August 10, 2017
Friedland Pitches Metals Used in Electric Vehicles
Publisher: Northern Miner
Author: Lesley Stokes
Sprott Conference: Friedland pitches metals used in electric vehicles
VANCOUVER — The electric car revolution is accelerating, and so will the demand for metals that make them work, Robert Friedland, executive chairman of Ivanhoe Mines (TSX: IVN; US-OTC: IVPAF) said during a presentation at the Sprott Natural Resource Symposium in Vancouver in late July.
In what has become a recurring topic in his presentations, Friedland stated that continued rapid urbanization, combined with efforts to fight air pollution, will lead to the ramping up of electric vehicle production. And the demand for the metals needed to build them — including copper, platinum, palladium, zinc, nickel and cobalt — will rise as a result.
“This is an era of unprecedented change, it’s really happening,” Friedland said. “The handwriting is on the wall. For those of you who deny this phenomenon, you’re going to miss this massive disruption opening soon at a theatre near you.”
“Air pollution isn’t just in China. It’s in Paris, Greece, Madrid and Mexico City,” he said. “In Beijing, the government is on an air pollution jihad. It’s engaging in the largest enterprise ever to clean the air, and they’re going to do it because China is a command economy.”
He noted an electric vehicle currently contains 150 kg of copper — or four times more than a conventional vehicle — and even more copper will be required to electrify developing countries, he said.
“We don’t have enough copper being discovered to meet future copper demand. We need much higher copper prices to stimulate the painful enterprise of exploration, development and production. We’re just getting on the edge of a very steep ski slope and looking down over the edge.”
Friedland predicts that copper — which currently trades at US$6,290 per tonne — will remain in a “modest” deficit this year, but by 2021 the world will “wake up and realize that we’re out of copper at a reasonable price.”

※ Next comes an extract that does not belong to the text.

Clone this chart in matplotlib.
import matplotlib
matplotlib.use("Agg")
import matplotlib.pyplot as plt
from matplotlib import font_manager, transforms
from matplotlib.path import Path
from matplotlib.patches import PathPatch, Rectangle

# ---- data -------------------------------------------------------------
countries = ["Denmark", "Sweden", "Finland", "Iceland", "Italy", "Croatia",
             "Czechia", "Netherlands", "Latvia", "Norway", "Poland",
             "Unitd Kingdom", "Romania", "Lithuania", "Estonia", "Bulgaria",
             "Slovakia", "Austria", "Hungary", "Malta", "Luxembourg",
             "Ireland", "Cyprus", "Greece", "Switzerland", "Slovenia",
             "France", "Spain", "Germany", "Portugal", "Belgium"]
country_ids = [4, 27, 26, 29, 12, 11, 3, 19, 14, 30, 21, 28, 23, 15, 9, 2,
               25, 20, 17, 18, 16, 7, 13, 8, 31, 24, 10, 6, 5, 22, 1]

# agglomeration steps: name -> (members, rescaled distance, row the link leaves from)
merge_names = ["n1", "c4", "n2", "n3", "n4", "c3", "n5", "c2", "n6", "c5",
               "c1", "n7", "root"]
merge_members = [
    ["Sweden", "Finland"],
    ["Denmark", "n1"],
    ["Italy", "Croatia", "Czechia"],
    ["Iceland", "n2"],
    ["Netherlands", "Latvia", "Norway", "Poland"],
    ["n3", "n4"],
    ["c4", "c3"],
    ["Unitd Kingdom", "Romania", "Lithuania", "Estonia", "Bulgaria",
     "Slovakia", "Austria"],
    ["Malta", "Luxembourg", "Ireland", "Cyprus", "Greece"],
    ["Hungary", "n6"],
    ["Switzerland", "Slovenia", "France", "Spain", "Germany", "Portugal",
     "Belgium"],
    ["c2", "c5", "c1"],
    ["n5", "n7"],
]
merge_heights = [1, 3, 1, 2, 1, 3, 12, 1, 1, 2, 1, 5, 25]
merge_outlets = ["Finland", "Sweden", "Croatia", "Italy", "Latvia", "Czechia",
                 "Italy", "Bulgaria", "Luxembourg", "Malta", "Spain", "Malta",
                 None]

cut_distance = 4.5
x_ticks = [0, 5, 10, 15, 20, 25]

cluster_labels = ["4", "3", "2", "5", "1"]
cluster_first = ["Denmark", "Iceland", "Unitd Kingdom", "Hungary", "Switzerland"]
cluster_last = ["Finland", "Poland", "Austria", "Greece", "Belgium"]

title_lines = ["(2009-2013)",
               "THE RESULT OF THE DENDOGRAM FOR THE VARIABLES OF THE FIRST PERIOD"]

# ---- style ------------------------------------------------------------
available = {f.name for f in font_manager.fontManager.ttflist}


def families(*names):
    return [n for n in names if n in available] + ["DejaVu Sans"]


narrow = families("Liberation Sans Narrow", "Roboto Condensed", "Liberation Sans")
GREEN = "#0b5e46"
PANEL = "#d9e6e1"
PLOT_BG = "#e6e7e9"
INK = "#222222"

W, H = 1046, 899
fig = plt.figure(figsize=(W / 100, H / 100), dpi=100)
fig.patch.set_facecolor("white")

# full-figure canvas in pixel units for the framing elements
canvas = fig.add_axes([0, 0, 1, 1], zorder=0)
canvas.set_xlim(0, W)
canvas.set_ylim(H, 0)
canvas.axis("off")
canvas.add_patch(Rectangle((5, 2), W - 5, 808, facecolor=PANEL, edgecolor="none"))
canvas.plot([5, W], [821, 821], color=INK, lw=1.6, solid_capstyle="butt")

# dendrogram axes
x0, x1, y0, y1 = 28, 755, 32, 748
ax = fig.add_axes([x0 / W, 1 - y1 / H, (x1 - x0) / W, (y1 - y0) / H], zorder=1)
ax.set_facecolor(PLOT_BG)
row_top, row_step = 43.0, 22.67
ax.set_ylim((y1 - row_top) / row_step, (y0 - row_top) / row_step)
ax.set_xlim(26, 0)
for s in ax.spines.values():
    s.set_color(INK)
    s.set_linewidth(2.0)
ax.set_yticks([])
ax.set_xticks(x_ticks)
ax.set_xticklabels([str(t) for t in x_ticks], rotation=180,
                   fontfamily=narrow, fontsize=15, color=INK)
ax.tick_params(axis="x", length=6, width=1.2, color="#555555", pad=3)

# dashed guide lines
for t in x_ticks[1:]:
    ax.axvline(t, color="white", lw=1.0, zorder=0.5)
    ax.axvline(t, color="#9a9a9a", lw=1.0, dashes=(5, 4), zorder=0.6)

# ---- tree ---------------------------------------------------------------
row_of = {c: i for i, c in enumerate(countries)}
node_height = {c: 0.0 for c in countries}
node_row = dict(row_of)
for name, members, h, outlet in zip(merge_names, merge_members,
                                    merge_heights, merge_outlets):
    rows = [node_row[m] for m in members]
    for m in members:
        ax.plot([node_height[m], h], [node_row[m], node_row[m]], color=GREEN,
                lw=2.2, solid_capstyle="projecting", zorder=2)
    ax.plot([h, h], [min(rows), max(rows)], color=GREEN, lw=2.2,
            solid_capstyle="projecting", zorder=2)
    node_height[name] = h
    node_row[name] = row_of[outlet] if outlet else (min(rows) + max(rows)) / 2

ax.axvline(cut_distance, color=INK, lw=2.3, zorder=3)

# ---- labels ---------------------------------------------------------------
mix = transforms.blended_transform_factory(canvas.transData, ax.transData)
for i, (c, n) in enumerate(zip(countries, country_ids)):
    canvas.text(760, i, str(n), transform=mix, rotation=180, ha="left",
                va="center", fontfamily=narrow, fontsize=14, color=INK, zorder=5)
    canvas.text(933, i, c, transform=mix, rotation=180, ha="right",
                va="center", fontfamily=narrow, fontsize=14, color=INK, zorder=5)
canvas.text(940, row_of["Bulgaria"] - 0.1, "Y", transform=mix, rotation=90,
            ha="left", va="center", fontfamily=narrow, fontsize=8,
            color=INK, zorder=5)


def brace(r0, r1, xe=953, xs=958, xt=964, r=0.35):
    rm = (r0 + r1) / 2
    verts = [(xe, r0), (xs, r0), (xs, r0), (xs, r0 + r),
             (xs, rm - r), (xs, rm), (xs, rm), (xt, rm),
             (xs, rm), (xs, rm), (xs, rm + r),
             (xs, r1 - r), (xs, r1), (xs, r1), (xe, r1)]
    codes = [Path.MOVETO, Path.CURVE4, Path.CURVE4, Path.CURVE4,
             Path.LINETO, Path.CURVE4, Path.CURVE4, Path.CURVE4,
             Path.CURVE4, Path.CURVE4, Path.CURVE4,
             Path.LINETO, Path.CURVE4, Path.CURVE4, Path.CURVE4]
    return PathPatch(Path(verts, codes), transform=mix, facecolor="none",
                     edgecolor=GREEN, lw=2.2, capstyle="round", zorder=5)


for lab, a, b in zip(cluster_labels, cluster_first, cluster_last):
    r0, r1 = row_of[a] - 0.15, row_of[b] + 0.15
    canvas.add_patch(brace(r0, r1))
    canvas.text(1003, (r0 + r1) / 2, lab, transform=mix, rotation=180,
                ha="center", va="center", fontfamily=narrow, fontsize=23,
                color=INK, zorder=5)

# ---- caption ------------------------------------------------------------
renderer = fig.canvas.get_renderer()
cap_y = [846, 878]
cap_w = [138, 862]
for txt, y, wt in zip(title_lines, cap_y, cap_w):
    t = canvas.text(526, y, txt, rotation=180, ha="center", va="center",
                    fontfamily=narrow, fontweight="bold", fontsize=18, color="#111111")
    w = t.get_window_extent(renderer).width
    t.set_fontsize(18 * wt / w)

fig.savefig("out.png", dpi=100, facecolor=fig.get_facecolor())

He said if the world’s economy grows at 1.8% a year — a number predicted by management consulting firm McKinsey & Company — by 2030, copper will be in “massive deficits” even without a wholesale, global changeover to electric vehicles.

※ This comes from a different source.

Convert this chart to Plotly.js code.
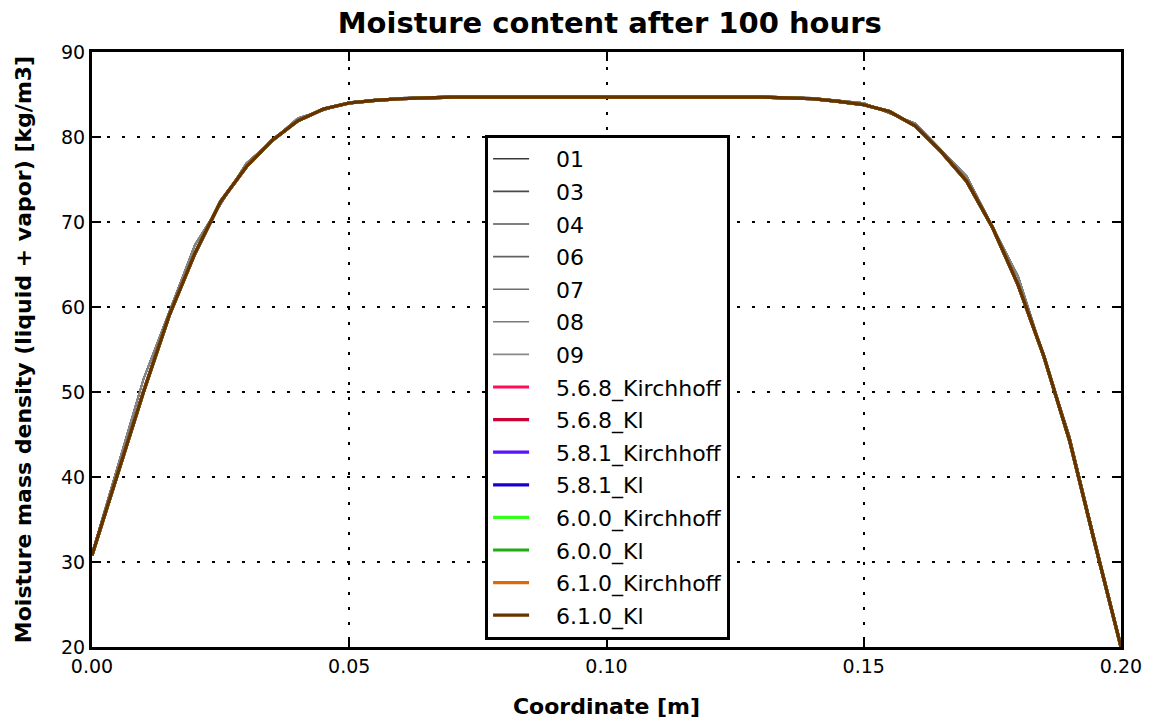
<!DOCTYPE html>
<html>
<head>
<meta charset="utf-8">
<script src="https://cdn.plot.ly/plotly-3.0.1.min.js"></script>
<style>html,body{margin:0;padding:0;background:#fff;}#chart{width:1157px;height:723px;}</style>
</head>
<body>
<div id="chart"></div>
<script>
// Old reference series (coarse grid, 0.01 m)
const grayNames = ["01", "03", "04", "06", "07", "08", "09"];
const grayColors = ["#3a3a3a", "#4a4a4a", "#555555", "#606060", "#6c6c6c", "#7a7a7a", "#888888"];
const grayX = [0.00, 0.01, 0.02, 0.03, 0.04, 0.05, 0.06, 0.07, 0.08, 0.09, 0.10, 0.11, 0.12, 0.13, 0.14, 0.15, 0.16, 0.17, 0.18, 0.19, 0.20];
const grayY = [31.0, 51.5, 67.3, 76.9, 82.2, 84.1, 84.6, 84.7, 84.7, 84.7, 84.7, 84.7, 84.7, 84.7, 84.6, 84.0, 81.6, 75.4, 63.6, 44.8, 20.0];

// Newer versions (finer grid, 0.005 m)
const colorNames = ["5.6.8_Kirchhoff", "5.6.8_Kl", "5.8.1_Kirchhoff", "5.8.1_Kl", "6.0.0_Kirchhoff", "6.0.0_Kl", "6.1.0_Kirchhoff", "6.1.0_Kl"];
const colorColors = ["#ff0d57", "#cc0033", "#5a11ff", "#1a00cc", "#33ff1a", "#22aa11", "#dd6a00", "#663300"];
const colorX = [0.000, 0.005, 0.010, 0.015, 0.020, 0.025, 0.030, 0.035, 0.040, 0.045, 0.050, 0.055, 0.060, 0.065, 0.070, 0.080, 0.090, 0.100, 0.110, 0.120, 0.130, 0.135, 0.140, 0.145, 0.150, 0.155, 0.160, 0.165, 0.170, 0.175, 0.180, 0.185, 0.190, 0.195, 0.200];
const colorY = [30.8, 40.4, 50.0, 59.0, 66.3, 72.4, 76.5, 79.6, 81.9, 83.3, 84.0, 84.3, 84.5, 84.6, 84.7, 84.7, 84.7, 84.7, 84.7, 84.7, 84.7, 84.6, 84.5, 84.2, 83.8, 83.0, 81.3, 78.3, 74.8, 69.4, 62.6, 54.2, 44.3, 32.0, 20.0];

const xTicks = [0.00, 0.05, 0.10, 0.15, 0.20];
const yTicks = [20, 30, 40, 50, 60, 70, 80, 90];

// visual gap between legend sample line and its label
const legendPad = '\u2002\u2002';

const traces = [];
grayNames.forEach((n, i) => {
  traces.push({x: grayX, y: grayY, name: legendPad + n, type: 'scatter', mode: 'lines',
    line: {color: grayColors[i], width: 1.6}, legendgroup: 'g' + i});
});
colorNames.forEach((n, i) => {
  traces.push({x: colorX, y: colorY, name: legendPad + n, type: 'scatter', mode: 'lines',
    line: {color: colorColors[i], width: 3.2}, legendgroup: 'c' + i});
});

const fontFam = 'DejaVu Sans, sans-serif';
const axisCommon = {
  showline: true, linecolor: '#000', linewidth: 3, mirror: 'allticks',
  ticks: 'inside', ticklen: 9, tickwidth: 2, tickcolor: '#000',
  showgrid: true, gridcolor: '#000', gridwidth: 2, griddash: '3px,12px',
  zeroline: false, tickfont: {family: fontFam, size: 19, color: '#000'}
};

const layout = {
  width: 1157, height: 723,
  margin: {l: 92, r: 36, t: 52, b: 76},
  paper_bgcolor: '#fff', plot_bgcolor: '#fff',
  title: {text: 'Moisture content after 100 hours', x: 0.527, xanchor: 'center', y: 0.968, yanchor: 'middle',
    font: {family: fontFam, size: 29, color: '#000', weight: 'bold'}},
  xaxis: Object.assign({}, axisCommon, {range: [0, 0.2], tickvals: xTicks, ticktext: xTicks.map(v => v.toFixed(2)),
    title: {text: '<b>Coordinate [m]</b>', font: {family: fontFam, size: 22, color: '#000'}, standoff: 23}}),
  yaxis: Object.assign({}, axisCommon, {range: [20, 90], tickvals: yTicks,
    title: {text: '<b>Moisture mass density (liquid + vapor) [kg/m3]</b>', font: {family: fontFam, size: 22, color: '#000'}, standoff: 24}}),
  showlegend: true,
  legend: {x: 0.382, y: 0.8605, xanchor: 'left', yanchor: 'top', bgcolor: '#fff',
    bordercolor: '#000', borderwidth: 3, font: {family: fontFam, size: 22, color: '#000'},
    tracegroupgap: 1, itemwidth: 36}
};

Plotly.newPlot('chart', traces, layout, {displayModeBar: false, staticPlot: true});
</script>
</body>
</html>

Friedland’s bullishness on copper is one of the many reasons why Ivanhoe and 39.6%-owner and partner Zijin Mining Group are developing their world-class Kamoa-Kakula copper project in the Democratic Republic of the Congo (DRC).
Friedland calls Kamoa-Kakula the world’s largest undeveloped copper deposit, and it continues to rapidly grow in size. A resource update in late June includes the project’s high-grade Kakula discovery, which brought the resource to 1 billion indicated tonnes of 3.02% copper, plus another 191 million inferred tonnes of 2.37% copper.
In his presentation, Friedland also argued for a promising outlook for nickel and cobalt.
He noted that only 4% of the metal value in a lithium battery is lithium, whereas 80% of the value is in nickel sulphate with cobalt representing 15%.
“If we’re going to have electric cars, the winners are going to be nickel and cobalt. The metal that’s scarce is cobalt, and since January last year, cobalt has been the best performing metal. Gold hasn’t tripled,” he said.
In response to the burgeoning cobalt market, Friedland now has a 19.9% interest in Clean TeQ, (ASX: CLQ) — a junior explorer advancing the world-class Syerston nickel-cobalt-scandium project in New South Wales, Australia.
“Green funds are all the rage,” he said. “They have access to massive pools of capital, much larger than the money that attracts the gold bugs. I wouldn’t be surprised if shares of Clean TeQ don’t outperform shares of Ivanhoe.”
For electric vehicles that use a hydrogen fuel cell rather than a lithium battery, platinum group metals (PGMs) are needed, he added, with up to 30 grams of platinum being used in each car.
“China is planning to build 60 million cars, and if just one out of ten of those cars is powered by a hydrogen fuel cell that’s roughly equal to the total world platinum production,” Friedland said. “Platinum is very rare in the crust, much rarer than gold. If I were you, I’d buy platinum over gold — there’s no platinum reserves sitting in the central bank vaults waiting to be puked out.”
Ivanhoe has its 64%-owned Platreef PGM project, a world-class deposit it discovered in South Africa’s prolific Bushveld Igneous Complex.
The company’s definitive feasibility study envisages a 4 million tonne-per-year operation in a first phase of development producing 476,000 oz. of platinum, palladium, rhodium and gold, plus 33 million lb. of nickel and copper per year.
Ivanhoe’s third main asset, the Kipushi zinc project in the DRC, also has a bright future, Friedland argued.
“After cobalt, zinc was the second best performing metal last year,” he said. “Goldman Sachs is predicting a huge shortage of zinc, and the world’s zinc mines are closing. When you look at all the zinc projects out there, Kipushi is sticking out like a sore thumb. It averages 45% zinc equivalent, so it’s essentially a money mine. Every cubic metre has about $5,000 worth of zinc in it.”